Planet of distant star found, could support life

John Johnson Jr. Los Angeles Times

European astronomers announced Tuesday that they have discovered the first planet beyond our solar system that orbits in a “sweet spot” zone where life could exist.

The planet, about five times as massive as Earth, orbits Gliese 581, a red dwarf star about 20 light years from our solar system.

The team of Swiss, French and Portuguese scientists who found the planet estimate its surface temperature ranges from freezing to 104 degrees Fahrenheit, the crucial range in which water can exist as a liquid.

“Because of its temperature and relative proximity, this planet will most probably be a very important target of the future space missions dedicated to the search for extraterrestrial life,” said Xavier Delfosse, an astronomer from Grenoble University in France.

The discovery was made with the European Southern Observatory’s 12-foot diameter telescope in La Silla, Chile.

Geoffrey Marcy, a University of California at Berkeley astronomer who has discovered most of the so-called exoplanets orbiting other stars, called it “a marvelous discovery … the best case for a habitable planet” so far.

But Marcy and other scientists cautioned against reading too much into the discovery.

Eugene Chiang, a planetary specialist at UC Berkeley, said the Europeans have no proof the planet is rocky or that their estimates of the surface temperature are accurate. “This is a step beyond what’s been done,” he said. “But to say this planet is habitable is a real stretch.”

So far, more than 200 exoplanets have been found, most by Marcy’s team and the European team that announced this latest find.

The vast majority have been gas giants, orbiting so close to their home stars that anything alive, at least as we understand it, would be cooked.

Most exoplanets are too distant to be seen directly.
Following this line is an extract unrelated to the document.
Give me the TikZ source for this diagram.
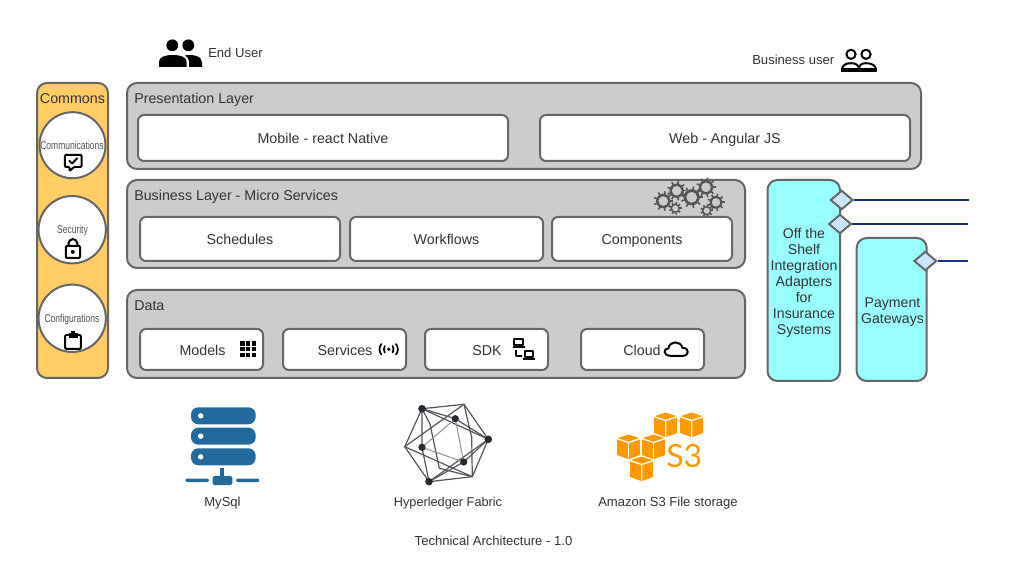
\documentclass[tikz,border=0pt]{standalone}
\usepackage{fontspec}
\usepackage{graphicx}
\setmainfont{Liberation Sans}
\newfontfamily\sthree{Lato}
\usetikzlibrary{shapes.geometric}
\definecolor{edgegray}{HTML}{666666}
\definecolor{panelgray}{HTML}{CCCCCC}
\definecolor{commonsfill}{HTML}{FFCC66}
\definecolor{cyanfill}{HTML}{99FFFF}
\definecolor{diamondfill}{HTML}{CCE5FF}
\definecolor{navyline}{HTML}{1A2F80}
\definecolor{txt}{HTML}{333333}
\definecolor{serverblue}{HTML}{23699C}
\definecolor{awsorange}{HTML}{FF9900}
\definecolor{gearcol}{HTML}{555555}
\definecolor{hexdark}{HTML}{2A2A33}
\tikzset{
  panel/.style={draw=edgegray,line width=1.5pt,fill=panelgray,rounded corners=7.5pt,inner sep=0pt},
  whitebox/.style={draw=edgegray,line width=1.5pt,fill=white,rounded corners=4.5pt,inner sep=0pt,text=txt,text height=7.7pt,text depth=0pt,font=\fontsize{10.7}{12}\selectfont},
  commonsbox/.style={draw=edgegray,line width=1.5pt,fill=commonsfill,rounded corners=7.5pt,inner sep=0pt},
  cyanbox/.style={draw=edgegray,line width=1.5pt,fill=cyanfill,rounded corners=7.5pt,inner sep=0pt},
  roundel/.style={circle,draw=edgegray,line width=1.5pt,fill=white,inner sep=0pt,minimum size=49.5pt},
  port/.style={diamond,draw=edgegray,line width=1.5pt,fill=diamondfill,inner sep=0pt,minimum width=17pt,minimum height=14.5pt},
  portline/.style={draw=navyline,line width=1.1pt},
  label/.style={inner sep=0pt,text=txt,text height=7.7pt,text depth=0pt,font=\fontsize{10.7}{12}\selectfont},
  smalllabel/.style={inner sep=0pt,text=txt,text height=7pt,text depth=0pt,font=\fontsize{9.8}{11}\selectfont},
  narrowlabel/.style={inner sep=0pt,text=txt!85,text height=6pt,text depth=0pt,font=\fontsize{8.5}{10}\selectfont},
  sidelabel/.style={inner sep=0pt,text=txt,text height=7.7pt,text depth=0pt,align=center,font=\fontsize{10.6}{12}\selectfont},
  icon/.style={draw=black,line width=1.5pt,line join=round},
  hexline/.style={draw=hexdark!80,line width=0.9pt},
  hexlight/.style={draw=hexdark!50,line width=0.8pt},
  hexdot/.style={fill=hexdark,draw=none},
  awsface/.style={fill=awsorange,draw=none},
}
\newcommand{\pxbox}[7]{%
  \node[#2,anchor=center,minimum width={(#5-#3)*0.75pt},minimum height={(#6-#4)*0.75pt}] (#1) at ({(#3+#5)/2},{(#4+#6)/2}) {#7};}
\newcommand{\narrow}[1]{\scalebox{0.75}[1]{#1}}
\newcommand{\gearat}[3]{%
  \fill[gearcol,even odd rule] (#1,#2) circle ({#3*0.85}) (#1,#2) circle ({#3*0.58});
  \foreach \a in {0,40,...,320}{%
    \draw[gearcol,line width=1.2pt] (#1,#2)++(\a:{#3*0.75}) -- ++(\a:{#3*0.4});}
}
\newcommand{\cube}[2]{%
  \fill[awsface] (#1,#2) -- ++(10.8,3.6) -- ++(-10.8,3.6) -- ++(-10.8,-3.6) -- cycle;
  \fill[awsface] ({#1-11.5},{#2+5}) -- ({#1-0.7},{#2+8.6}) -- ({#1-0.7},{#2+24.5}) -- ({#1-11.5},{#2+20.5}) -- cycle;
  \fill[awsface] ({#1+11.5},{#2+5}) -- ({#1+0.7},{#2+8.6}) -- ({#1+0.7},{#2+24.5}) -- ({#1+11.5},{#2+20.5}) -- cycle;
}
\begin{document}
\begin{tikzpicture}[x=0.75pt,y=-0.75pt]
\useasboundingbox (0,0) rectangle (1026,563);
\fill[white] (0,0) rectangle (1026,563);

% Commons column
\pxbox{commons}{commonsbox}{37}{83}{108}{378}{}
\node[label] (commonstitle) at (72.5,98) {Commons};
\node[roundel] (comm) at (72.5,145.2) {};
\node[roundel,minimum size=50.5pt] (sec) at (72.2,229.7) {};
\node[roundel,minimum size=50.5pt] (conf) at (72.2,318.3) {};
\node[narrowlabel] (commt) at (72,146) {\narrow{Communications}};
\node[narrowlabel] (sect) at (72.5,230) {\narrow{Security}};
\node[narrowlabel] (conft) at (72,319) {\narrow{Configurations}};
% chat check icon
\draw[icon,rounded corners=0.8pt] (64.8,154.8) -- (81.5,154.8) -- (81.5,167) -- (74,167) -- (69.5,171.2) -- (69.5,167) -- (64.8,167) -- cycle;
\draw[icon] (69,160.5) -- (72,163.5) -- (77.5,158);
% lock icon
\draw[icon,rounded corners=0.8pt] (65.8,245.8) rectangle (80,258);
\draw[icon] (68.5,245.5) -- (68.5,243.5) arc (180:360:4.4) -- (77.3,245.5);
\fill[black] (72.8,251.8) circle (2);
% clipboard icon
\draw[icon,rounded corners=0.8pt] (65.2,335) rectangle (80.8,349);
\fill[black] (68.5,333) rectangle (77.5,337.8);
\fill[black] (71,331.3) rectangle (75,334);

% User icons
\fill[black] (172.3,45.3) circle (5.9) (188.3,45.3) circle (5.9);
\fill[black] (159,67) -- (159,62) .. controls (159,57) and (165,55) .. (172.8,55) .. controls (180.5,55) and (186.7,57) .. (186.7,62) -- (186.7,67) -- cycle;
\fill[black] (189,67) -- (189,61.5) .. controls (189,59) and (187.5,57) .. (185,55.5) .. controls (192,54) and (202,56) .. (202,62) -- (202,67) -- cycle;
\node[smalllabel,anchor=west] (enduser) at (208,52.5) {End User};

\node[smalllabel,anchor=west] (bizuser) at (752,60) {Business user};
\draw[icon] (851,54.3) circle (4.6) (866,54.3) circle (4.6);
\draw[icon] (842,70) .. controls (842,65) and (846,63.2) .. (851,63.2) .. controls (856,63.2) and (859,65) .. (859,70);
\draw[icon] (859,70) .. controls (859,65) and (861,63.2) .. (866,63.2) .. controls (871,63.2) and (876,65) .. (876,70);
\fill[black] (841,68.2) rectangle (877,71.8);

% Presentation
\pxbox{pres}{panel}{127}{83}{921}{169}{}
\node[label,anchor=west] (prest) at (134,98) {Presentation Layer};
\pxbox{mobile}{whitebox}{138}{115}{508}{161}{Mobile - react Native}
\pxbox{web}{whitebox}{540}{115}{910}{161}{Web - Angular JS}

% Business
\pxbox{biz}{panel}{127}{180}{745}{268}{}
\node[label,anchor=west] (bizt) at (134,195) {Business Layer - Micro Services};
\pxbox{sched}{whitebox}{140}{217}{340}{261}{Schedules}
\pxbox{work}{whitebox}{350}{217}{543}{261}{Workflows}
\pxbox{comp}{whitebox}{552}{217}{732}{261}{Components}
\gearat{663.3}{201}{8.5}
\gearat{676.7}{190.7}{8.5}
\gearat{691.7}{197.3}{9.5}
\gearat{706}{187.3}{8.5}
\gearat{716}{202.3}{7.5}
\gearat{675.3}{208.3}{5.5}
\gearat{706.7}{210.7}{5.5}

% Data
\pxbox{data}{panel}{127}{290}{745}{378}{}
\node[label,anchor=west] (datat) at (134,305) {Data};
\pxbox{models}{whitebox}{140}{329}{263}{370}{}
\pxbox{services}{whitebox}{283}{329}{406}{370}{}
\pxbox{sdk}{whitebox}{425}{329}{548}{370}{}
\pxbox{cloud}{whitebox}{581}{329}{704}{370}{}
\node[label] (modelst) at (202.5,350) {Models};
\node[label] (servicest) at (345,350) {Services};
\node[label] (sdkt) at (487,350) {SDK};
\node[label] (cloudt) at (642,350) {Cloud};
% grid icon
\foreach \i in {0,1,2}{\foreach \j in {0,1,2}{
  \fill[black] ({240+\i*5.8},{341+\j*5.8}) rectangle ++(4.6,4.6);}}
% broadcast icon
\fill[black] (388.7,349.3) circle (1.9);
\draw[icon,line width=1.3pt,line cap=round] (384.8,346) .. controls (383.5,348) and (383.5,350.6) .. (384.8,352.6);
\draw[icon,line width=1.3pt,line cap=round] (392.6,346) .. controls (393.9,348) and (393.9,350.6) .. (392.6,352.6);
\draw[icon,line width=1.3pt,line cap=round] (381.4,344) .. controls (378.9,347) and (378.9,351.6) .. (381.4,354.6);
\draw[icon,line width=1.3pt,line cap=round] (396,344) .. controls (398.5,347) and (398.5,351.6) .. (396,354.6);
% SDK laptops
\draw[icon] (514.3,339) rectangle (523,345);
\draw[icon] (513,347) -- (524.5,347);
\draw[icon] (525,351) rectangle (533.3,356.6);
\draw[icon] (523,358.6) -- (535,358.6);
\draw[icon] (516,350) -- (516,355.7) -- (521.7,355.7);
% cloud icon
\draw[icon] (670.5,355.8) .. controls (663,355.8) and (663,348.5) .. (668.5,348.3) .. controls (669.5,340.5) and (681,340.5) .. (682.5,348) .. controls (689.5,347.5) and (689.5,355.8) .. (683,355.8) -- cycle;

% Side boxes
\pxbox{offshelf}{cyanbox}{767.5}{180}{840}{381}{}
\pxbox{payment}{cyanbox}{856.7}{238}{926.7}{381}{}
\node[sidelabel] (offt) at (804,233) {Off the};
\node[sidelabel] (offt2) at (804,249) {Shelf};
\node[sidelabel] (offt3) at (804,265) {Integration};
\node[sidelabel] (offt4) at (804,281) {Adapters};
\node[sidelabel] (offt5) at (804,297) {for};
\node[sidelabel] (offt6) at (804,313) {Insurance};
\node[sidelabel] (offt7) at (804,329) {Systems};
\node[sidelabel] (payt) at (892.5,302) {Payment};
\node[sidelabel] (payt2) at (892.5,318) {Gateways};
\node[port] (d1) at (841.7,200) {};
\node[port] (d2) at (840,224) {};
\node[port] (d3) at (925.3,261) {};
\coordinate (e1) at (969,200);
\coordinate (e2) at (968,224);
\coordinate (e3) at (968,261);
\draw[portline] (d1.east) -- (e1);
\draw[portline] (d2.east) -- (e2);
\draw[portline] (d3.east) -- (e3);

% MySql server icon
\foreach \t in {407.3,427.7,448.3}{
  \fill[serverblue,rounded corners=5.5pt] (191,\t) rectangle (255.7,{\t+17});
  \fill[white] (200.7,{\t+8.5}) circle (2.7);}
\fill[serverblue] (220,468.3) rectangle (224.3,477);
\fill[serverblue,rounded corners=1pt] (212.7,476) rectangle (232.3,485);
\fill[serverblue,rounded corners=1.5pt] (185.3,478.5) rectangle (209,482);
\fill[serverblue,rounded corners=1.5pt] (236,478.5) rectangle (259.3,482);
\node[smalllabel] (mysql) at (222.5,501.5) {MySql};

% Hyperledger icon
\coordinate (ha) at (422,408.7);
\coordinate (hb) at (464,404.3);
\coordinate (hc) at (488.3,439.3);
\coordinate (hd) at (472.3,476.7);
\coordinate (he) at (429,481.7);
\coordinate (hf) at (404.7,446.7);
\coordinate (hp) at (455.3,418.7);
\coordinate (hq) at (422,447.3);
\coordinate (hr) at (463.7,462);
\coordinate (hg) at (430,424);
\coordinate (hh) at (471.7,437.3);
\coordinate (hi) at (439.3,468.3);
\draw[hexline] (ha) -- (hb) -- (hc) -- (hd) -- (he) -- (hf) -- cycle;
\draw[hexline] (ha) -- (hc) -- (he);
\draw[hexline] (hb) -- (hf) -- (hd);
\draw[hexline] (hb) -- (hh) -- (hd);
\draw[hexline] (ha) -- (hg) -- (hi) -- (hd);
\draw[hexlight] (hp) -- (hq) -- (hr) -- cycle;
\draw[hexline] (ha) -- (hp) (ha) -- (hq) -- (he) (hp) -- (hc) (hr) -- (hc) (hr) -- (he);
\foreach \c/\r in {ha/3.8,hc/3.8,he/3.8,hp/3.6,hq/3.6,hr/3.6}{\fill[hexdot] (\c) circle (\r);}
\node[smalllabel,font=\fontsize{9.55}{11}\selectfont] (hyper) at (448,501.5) {Hyperledger Fabric};

% S3 icon
\cube{665.7}{412.5}
\cube{691.7}{412.5}
\cube{628.5}{434.5}
\cube{653.5}{434.5}
\cube{641.7}{456.5}
\node[inner sep=0pt,text=awsorange,font=\sthree\fontsize{24}{28}\selectfont] (s3) at (684.3,456.5) {S3};
\node[smalllabel] (amazon) at (668,501.5) {Amazon S3 File storage};

\node[smalllabel] (title) at (493.5,540.5) {Technical Architecture - 1.0};
\end{tikzpicture}
\end{document}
Their existence must be inferred by observing the slight wobble they cause in their home stars. Because of this, most of the known exoplanets are huge and very close to their stars.

The Holy Grail for planet hunters is finding a rocky planet about the size of Earth orbiting a star similar to the sun in the so-called Goldilocks zone – not too hot, not too cold.

The European team said the new planet is the closest match so far. Even though the planet is closer to its star than Mercury is to our sun, Gliese 581 is a much cooler star.

The new planet, which completes one orbit every 13 days, is the third found around Gliese 581, including one Neptune-size world that completes an orbit every five days.

Xavier Bonfils, of Lisbon University, said red dwarfs are ideal targets for planet-finding efforts “because they emit less light, and the habitable zone is thus much closer than it is around the sun.”

Gliese 581 is among the 100 stars closest to our solar system. The vast majority are red dwarfs. The sun is a medium-size yellow star.